Copy each line that holds "chart".

## Data extract
========================
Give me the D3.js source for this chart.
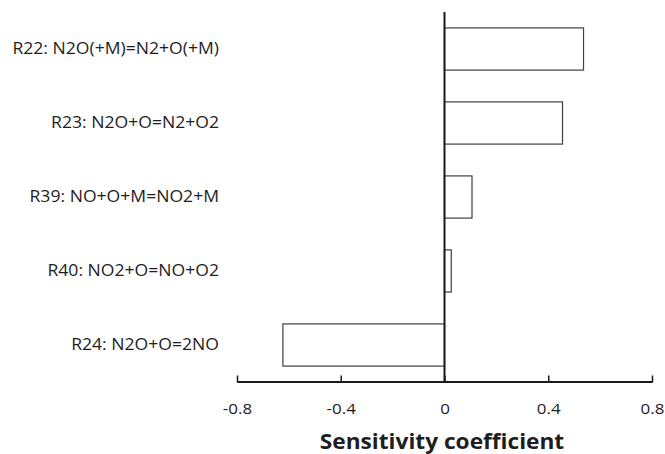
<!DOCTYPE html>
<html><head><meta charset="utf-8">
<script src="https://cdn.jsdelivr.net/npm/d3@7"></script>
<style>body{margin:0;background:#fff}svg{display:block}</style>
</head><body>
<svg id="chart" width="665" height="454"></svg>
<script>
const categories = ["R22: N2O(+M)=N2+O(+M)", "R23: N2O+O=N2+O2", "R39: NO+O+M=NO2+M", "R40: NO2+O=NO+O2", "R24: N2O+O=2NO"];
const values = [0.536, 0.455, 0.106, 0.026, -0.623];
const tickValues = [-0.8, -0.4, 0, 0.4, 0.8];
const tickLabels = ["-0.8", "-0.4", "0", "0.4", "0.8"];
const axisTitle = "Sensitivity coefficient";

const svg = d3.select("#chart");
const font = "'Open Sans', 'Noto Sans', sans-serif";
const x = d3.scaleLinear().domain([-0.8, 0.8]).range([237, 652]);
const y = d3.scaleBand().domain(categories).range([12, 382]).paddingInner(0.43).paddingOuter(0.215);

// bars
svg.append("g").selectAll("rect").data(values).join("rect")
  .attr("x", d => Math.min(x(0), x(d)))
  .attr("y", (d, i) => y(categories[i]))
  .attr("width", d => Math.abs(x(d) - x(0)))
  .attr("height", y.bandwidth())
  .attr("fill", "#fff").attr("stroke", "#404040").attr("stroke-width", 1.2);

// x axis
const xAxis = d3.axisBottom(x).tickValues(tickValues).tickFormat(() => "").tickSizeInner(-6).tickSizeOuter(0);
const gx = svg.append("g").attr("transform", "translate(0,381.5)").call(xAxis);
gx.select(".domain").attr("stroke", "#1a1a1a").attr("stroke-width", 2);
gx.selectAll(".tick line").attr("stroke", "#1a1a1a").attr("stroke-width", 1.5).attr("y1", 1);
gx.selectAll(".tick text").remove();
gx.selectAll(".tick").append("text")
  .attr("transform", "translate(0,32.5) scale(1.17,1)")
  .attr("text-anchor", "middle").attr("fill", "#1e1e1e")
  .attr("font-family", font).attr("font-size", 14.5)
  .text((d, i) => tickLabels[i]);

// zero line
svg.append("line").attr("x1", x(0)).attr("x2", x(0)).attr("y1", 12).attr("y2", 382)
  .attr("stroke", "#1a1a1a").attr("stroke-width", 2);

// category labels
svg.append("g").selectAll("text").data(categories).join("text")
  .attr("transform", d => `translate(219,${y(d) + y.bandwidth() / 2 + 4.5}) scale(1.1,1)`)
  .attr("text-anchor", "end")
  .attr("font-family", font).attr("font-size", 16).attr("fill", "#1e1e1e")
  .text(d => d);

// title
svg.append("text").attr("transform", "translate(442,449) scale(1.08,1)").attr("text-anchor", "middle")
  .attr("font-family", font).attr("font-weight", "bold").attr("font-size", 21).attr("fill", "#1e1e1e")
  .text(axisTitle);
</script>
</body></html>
========================
## Task output
Give me the D3.js source for this chart.
<svg id="chart" width="665" height="454"></svg>
const svg = d3.select("#chart");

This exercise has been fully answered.